Set exercise: Write out the opening lines of the data word for word, up to and including the line with "1.18, 0.88, 0.64];", and leave every picture and every later line out.

Source material:
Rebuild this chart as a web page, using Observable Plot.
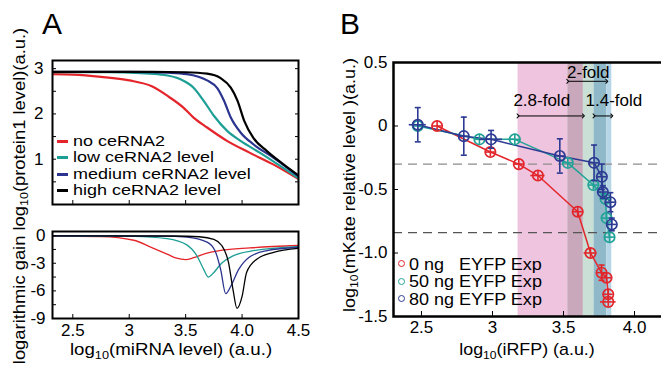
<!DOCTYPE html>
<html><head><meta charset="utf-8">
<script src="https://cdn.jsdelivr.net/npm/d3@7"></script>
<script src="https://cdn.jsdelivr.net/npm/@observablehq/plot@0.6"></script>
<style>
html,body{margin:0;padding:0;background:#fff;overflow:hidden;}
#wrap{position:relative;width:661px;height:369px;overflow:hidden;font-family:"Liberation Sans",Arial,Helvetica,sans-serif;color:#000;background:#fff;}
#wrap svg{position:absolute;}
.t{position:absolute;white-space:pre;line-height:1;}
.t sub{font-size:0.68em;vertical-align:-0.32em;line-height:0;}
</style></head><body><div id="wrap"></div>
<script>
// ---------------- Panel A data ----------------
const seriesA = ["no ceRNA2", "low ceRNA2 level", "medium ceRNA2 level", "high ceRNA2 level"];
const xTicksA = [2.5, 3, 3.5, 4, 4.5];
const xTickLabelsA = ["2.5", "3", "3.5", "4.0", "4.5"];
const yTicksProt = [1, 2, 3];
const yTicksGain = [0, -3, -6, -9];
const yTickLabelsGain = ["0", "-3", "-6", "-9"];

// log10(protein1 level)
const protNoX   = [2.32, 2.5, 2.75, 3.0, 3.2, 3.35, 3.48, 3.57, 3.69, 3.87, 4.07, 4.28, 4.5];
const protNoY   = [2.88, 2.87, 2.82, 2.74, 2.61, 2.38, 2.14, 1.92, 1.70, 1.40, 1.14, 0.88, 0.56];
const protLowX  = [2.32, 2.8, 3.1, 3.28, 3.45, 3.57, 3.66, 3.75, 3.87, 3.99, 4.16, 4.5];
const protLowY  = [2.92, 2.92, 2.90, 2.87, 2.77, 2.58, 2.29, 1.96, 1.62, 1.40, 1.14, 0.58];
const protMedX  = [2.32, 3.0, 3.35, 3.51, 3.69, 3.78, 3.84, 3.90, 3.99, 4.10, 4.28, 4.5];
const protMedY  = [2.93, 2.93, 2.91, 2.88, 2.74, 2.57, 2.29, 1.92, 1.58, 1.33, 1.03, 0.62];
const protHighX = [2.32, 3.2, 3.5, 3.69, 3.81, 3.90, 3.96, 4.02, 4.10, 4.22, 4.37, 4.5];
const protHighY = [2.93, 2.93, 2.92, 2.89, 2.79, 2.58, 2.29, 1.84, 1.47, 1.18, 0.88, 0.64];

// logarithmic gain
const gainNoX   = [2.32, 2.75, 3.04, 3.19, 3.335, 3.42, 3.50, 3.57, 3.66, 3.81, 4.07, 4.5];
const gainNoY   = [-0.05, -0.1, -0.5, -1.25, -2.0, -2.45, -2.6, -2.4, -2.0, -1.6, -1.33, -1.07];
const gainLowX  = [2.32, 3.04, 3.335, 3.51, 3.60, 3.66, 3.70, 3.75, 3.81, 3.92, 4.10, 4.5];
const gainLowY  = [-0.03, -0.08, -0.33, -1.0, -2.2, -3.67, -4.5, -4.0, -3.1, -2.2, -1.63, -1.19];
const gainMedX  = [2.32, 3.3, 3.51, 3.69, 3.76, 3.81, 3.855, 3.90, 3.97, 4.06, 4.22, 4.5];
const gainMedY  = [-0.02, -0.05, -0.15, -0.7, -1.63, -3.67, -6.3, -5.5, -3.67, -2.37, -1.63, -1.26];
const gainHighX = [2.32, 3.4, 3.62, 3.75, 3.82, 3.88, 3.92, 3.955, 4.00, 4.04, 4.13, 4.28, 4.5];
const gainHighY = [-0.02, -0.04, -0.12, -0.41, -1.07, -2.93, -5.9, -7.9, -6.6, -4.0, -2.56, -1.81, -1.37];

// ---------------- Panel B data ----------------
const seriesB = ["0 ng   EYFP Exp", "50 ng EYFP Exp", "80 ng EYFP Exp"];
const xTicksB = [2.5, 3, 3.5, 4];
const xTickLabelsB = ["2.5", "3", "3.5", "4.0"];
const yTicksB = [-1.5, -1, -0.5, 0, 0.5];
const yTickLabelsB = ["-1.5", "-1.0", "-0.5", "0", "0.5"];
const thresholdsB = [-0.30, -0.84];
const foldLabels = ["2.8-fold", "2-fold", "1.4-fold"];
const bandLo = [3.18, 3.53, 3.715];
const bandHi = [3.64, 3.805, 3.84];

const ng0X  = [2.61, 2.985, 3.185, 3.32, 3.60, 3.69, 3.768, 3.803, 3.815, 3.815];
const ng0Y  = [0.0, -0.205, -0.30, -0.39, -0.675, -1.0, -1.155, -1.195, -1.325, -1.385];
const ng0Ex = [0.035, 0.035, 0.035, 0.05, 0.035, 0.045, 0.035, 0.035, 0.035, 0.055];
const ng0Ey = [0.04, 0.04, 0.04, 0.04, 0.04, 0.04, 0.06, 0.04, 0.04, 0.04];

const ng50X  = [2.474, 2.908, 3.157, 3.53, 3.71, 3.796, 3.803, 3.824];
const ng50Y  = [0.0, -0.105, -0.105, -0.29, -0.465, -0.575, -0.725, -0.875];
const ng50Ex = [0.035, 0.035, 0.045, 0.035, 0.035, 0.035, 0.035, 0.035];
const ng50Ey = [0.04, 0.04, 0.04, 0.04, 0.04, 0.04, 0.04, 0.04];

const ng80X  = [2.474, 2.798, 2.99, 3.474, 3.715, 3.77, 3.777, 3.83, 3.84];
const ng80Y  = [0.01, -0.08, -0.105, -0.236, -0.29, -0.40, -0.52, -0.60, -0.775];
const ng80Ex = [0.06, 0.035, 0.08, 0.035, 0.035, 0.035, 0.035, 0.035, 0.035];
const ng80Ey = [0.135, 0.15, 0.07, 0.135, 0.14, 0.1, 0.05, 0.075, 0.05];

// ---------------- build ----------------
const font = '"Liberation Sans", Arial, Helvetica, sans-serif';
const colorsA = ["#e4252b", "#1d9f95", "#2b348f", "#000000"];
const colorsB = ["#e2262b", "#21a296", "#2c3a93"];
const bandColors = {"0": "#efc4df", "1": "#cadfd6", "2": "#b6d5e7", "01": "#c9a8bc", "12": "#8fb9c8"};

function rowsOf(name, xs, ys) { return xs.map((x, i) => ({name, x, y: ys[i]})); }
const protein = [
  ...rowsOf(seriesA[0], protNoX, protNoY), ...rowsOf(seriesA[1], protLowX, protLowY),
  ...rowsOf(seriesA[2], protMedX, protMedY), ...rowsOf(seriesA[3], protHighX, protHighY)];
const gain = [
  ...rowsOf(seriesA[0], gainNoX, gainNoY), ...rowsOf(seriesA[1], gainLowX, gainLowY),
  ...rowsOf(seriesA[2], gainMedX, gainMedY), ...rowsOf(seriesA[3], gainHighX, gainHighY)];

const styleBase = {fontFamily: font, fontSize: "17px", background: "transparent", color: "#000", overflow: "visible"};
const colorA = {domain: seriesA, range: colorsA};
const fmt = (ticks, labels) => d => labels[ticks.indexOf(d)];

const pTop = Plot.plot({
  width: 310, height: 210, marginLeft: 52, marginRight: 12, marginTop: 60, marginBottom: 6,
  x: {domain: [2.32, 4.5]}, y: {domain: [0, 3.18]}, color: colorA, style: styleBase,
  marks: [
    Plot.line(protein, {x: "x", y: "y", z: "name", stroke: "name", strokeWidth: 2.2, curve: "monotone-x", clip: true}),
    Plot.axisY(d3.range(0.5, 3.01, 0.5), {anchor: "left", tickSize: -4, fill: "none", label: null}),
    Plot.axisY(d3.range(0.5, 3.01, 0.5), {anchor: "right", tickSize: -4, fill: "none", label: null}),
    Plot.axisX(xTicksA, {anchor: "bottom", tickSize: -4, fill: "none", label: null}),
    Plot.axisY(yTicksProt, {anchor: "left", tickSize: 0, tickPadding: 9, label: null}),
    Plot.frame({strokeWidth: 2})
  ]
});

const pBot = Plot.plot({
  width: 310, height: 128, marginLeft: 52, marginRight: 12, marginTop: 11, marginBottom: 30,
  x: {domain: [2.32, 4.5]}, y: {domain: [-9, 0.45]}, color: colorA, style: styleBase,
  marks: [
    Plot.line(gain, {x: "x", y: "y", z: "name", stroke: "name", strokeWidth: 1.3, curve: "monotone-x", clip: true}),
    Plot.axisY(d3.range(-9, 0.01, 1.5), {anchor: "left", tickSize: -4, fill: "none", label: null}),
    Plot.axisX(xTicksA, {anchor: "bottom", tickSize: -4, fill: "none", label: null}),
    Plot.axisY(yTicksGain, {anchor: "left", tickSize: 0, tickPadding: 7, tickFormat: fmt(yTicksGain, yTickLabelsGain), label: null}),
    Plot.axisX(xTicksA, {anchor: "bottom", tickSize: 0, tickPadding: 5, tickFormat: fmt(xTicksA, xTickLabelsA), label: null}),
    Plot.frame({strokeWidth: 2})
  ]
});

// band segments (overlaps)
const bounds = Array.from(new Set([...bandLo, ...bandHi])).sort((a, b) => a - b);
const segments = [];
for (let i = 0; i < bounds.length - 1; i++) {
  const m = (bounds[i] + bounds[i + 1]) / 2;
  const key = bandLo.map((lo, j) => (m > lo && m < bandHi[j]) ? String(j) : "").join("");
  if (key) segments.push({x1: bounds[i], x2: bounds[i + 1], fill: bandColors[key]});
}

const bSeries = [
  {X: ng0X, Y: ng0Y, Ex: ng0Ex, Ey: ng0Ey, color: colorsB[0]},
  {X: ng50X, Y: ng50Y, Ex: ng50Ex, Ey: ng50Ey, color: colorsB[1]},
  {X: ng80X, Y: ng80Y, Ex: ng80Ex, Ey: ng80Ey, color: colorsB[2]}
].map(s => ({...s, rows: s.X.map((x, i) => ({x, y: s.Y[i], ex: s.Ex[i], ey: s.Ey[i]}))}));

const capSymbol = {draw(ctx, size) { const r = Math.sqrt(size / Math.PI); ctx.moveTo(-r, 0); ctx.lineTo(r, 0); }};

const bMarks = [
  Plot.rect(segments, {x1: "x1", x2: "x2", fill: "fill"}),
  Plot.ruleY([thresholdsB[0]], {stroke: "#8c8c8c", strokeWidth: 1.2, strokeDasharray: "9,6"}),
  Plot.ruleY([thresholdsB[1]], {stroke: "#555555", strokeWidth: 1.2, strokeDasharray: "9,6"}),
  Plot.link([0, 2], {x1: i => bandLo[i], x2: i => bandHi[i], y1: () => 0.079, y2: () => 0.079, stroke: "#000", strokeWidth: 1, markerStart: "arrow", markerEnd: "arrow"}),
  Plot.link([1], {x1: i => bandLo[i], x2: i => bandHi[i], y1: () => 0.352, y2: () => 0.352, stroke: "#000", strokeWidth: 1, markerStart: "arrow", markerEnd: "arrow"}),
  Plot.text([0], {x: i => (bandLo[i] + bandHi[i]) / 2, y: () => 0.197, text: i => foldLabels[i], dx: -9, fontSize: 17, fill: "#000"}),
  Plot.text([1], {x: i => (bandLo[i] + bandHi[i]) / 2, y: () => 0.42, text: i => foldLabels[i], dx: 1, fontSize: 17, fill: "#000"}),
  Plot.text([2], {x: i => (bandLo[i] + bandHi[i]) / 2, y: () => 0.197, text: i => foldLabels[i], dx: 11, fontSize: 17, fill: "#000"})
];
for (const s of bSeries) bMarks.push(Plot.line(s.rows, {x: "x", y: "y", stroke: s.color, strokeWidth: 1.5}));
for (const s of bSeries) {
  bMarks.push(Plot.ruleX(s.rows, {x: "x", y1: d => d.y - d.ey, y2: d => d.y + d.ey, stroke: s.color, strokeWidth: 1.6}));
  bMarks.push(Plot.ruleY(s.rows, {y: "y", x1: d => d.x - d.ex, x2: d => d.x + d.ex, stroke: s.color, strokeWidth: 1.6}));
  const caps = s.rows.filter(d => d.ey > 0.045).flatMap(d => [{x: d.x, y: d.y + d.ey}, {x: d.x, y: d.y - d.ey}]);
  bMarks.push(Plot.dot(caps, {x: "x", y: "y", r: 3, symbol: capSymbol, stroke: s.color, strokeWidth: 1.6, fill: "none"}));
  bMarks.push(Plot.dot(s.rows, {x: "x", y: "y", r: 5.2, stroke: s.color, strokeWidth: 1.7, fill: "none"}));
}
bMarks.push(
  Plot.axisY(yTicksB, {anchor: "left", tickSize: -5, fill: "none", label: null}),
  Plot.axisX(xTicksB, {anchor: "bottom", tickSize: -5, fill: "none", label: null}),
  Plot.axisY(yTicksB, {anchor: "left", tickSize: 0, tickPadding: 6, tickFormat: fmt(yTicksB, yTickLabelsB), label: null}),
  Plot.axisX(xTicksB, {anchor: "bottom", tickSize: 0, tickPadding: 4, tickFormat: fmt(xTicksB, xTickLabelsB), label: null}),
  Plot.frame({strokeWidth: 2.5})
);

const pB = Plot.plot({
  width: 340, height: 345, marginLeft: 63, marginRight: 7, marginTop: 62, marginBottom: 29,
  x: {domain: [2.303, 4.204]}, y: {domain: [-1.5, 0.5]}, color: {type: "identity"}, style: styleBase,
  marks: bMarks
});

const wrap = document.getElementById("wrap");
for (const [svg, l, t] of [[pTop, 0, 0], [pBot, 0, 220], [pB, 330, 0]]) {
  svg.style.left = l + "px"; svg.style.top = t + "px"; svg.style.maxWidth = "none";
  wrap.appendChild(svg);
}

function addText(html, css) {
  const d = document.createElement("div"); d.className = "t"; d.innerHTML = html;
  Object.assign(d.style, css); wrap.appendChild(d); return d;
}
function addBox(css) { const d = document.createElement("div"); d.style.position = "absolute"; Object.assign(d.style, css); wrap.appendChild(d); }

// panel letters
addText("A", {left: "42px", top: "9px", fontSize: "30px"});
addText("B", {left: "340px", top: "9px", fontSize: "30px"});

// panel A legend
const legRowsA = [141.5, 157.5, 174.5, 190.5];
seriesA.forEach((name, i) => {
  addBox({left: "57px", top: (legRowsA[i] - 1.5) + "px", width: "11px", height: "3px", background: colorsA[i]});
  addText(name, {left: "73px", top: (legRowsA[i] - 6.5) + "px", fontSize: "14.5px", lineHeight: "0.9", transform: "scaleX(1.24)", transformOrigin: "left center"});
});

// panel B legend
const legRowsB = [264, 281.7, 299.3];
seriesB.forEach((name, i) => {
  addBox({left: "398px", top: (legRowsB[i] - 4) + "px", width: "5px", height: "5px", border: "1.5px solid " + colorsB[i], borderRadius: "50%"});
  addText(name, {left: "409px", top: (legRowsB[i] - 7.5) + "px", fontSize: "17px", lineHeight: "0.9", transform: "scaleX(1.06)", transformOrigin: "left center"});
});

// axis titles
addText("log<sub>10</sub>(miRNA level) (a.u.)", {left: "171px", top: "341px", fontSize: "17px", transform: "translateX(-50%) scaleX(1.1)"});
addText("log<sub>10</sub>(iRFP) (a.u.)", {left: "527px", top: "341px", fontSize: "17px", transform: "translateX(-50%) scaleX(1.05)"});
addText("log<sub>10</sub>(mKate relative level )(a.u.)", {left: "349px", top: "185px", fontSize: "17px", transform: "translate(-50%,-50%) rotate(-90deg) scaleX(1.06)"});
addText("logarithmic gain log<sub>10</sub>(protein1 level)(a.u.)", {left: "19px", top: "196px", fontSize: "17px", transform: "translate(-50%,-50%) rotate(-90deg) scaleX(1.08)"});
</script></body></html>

Exercise response:
Rebuild this chart as a web page, using Observable Plot.
<!DOCTYPE html>
<html><head><meta charset="utf-8">
<script src="https://cdn.jsdelivr.net/npm/d3@7"></script>
<script src="https://cdn.jsdelivr.net/npm/@observablehq/plot@0.6"></script>
<style>
html,body{margin:0;padding:0;background:#fff;overflow:hidden;}
#wrap{position:relative;width:661px;height:369px;overflow:hidden;font-family:"Liberation Sans",Arial,Helvetica,sans-serif;color:#000;background:#fff;}
#wrap svg{position:absolute;}
.t{position:absolute;white-space:pre;line-height:1;}
.t sub{font-size:0.68em;vertical-align:-0.32em;line-height:0;}
</style></head><body><div id="wrap"></div>
<script>
// ---------------- Panel A data ----------------
const seriesA = ["no ceRNA2", "low ceRNA2 level", "medium ceRNA2 level", "high ceRNA2 level"];
const xTicksA = [2.5, 3, 3.5, 4, 4.5];
const xTickLabelsA = ["2.5", "3", "3.5", "4.0", "4.5"];
const yTicksProt = [1, 2, 3];
const yTicksGain = [0, -3, -6, -9];
const yTickLabelsGain = ["0", "-3", "-6", "-9"];

// log10(protein1 level)
const protNoX   = [2.32, 2.5, 2.75, 3.0, 3.2, 3.35, 3.48, 3.57, 3.69, 3.87, 4.07, 4.28, 4.5];
const protNoY   = [2.88, 2.87, 2.82, 2.74, 2.61, 2.38, 2.14, 1.92, 1.70, 1.40, 1.14, 0.88, 0.56];
const protLowX  = [2.32, 2.8, 3.1, 3.28, 3.45, 3.57, 3.66, 3.75, 3.87, 3.99, 4.16, 4.5];
const protLowY  = [2.92, 2.92, 2.90, 2.87, 2.77, 2.58, 2.29, 1.96, 1.62, 1.40, 1.14, 0.58];
const protMedX  = [2.32, 3.0, 3.35, 3.51, 3.69, 3.78, 3.84, 3.90, 3.99, 4.10, 4.28, 4.5];
const protMedY  = [2.93, 2.93, 2.91, 2.88, 2.74, 2.57, 2.29, 1.92, 1.58, 1.33, 1.03, 0.62];
const protHighX = [2.32, 3.2, 3.5, 3.69, 3.81, 3.90, 3.96, 4.02, 4.10, 4.22, 4.37, 4.5];
const protHighY = [2.93, 2.93, 2.92, 2.89, 2.79, 2.58, 2.29, 1.84, 1.47, 1.18, 0.88, 0.64];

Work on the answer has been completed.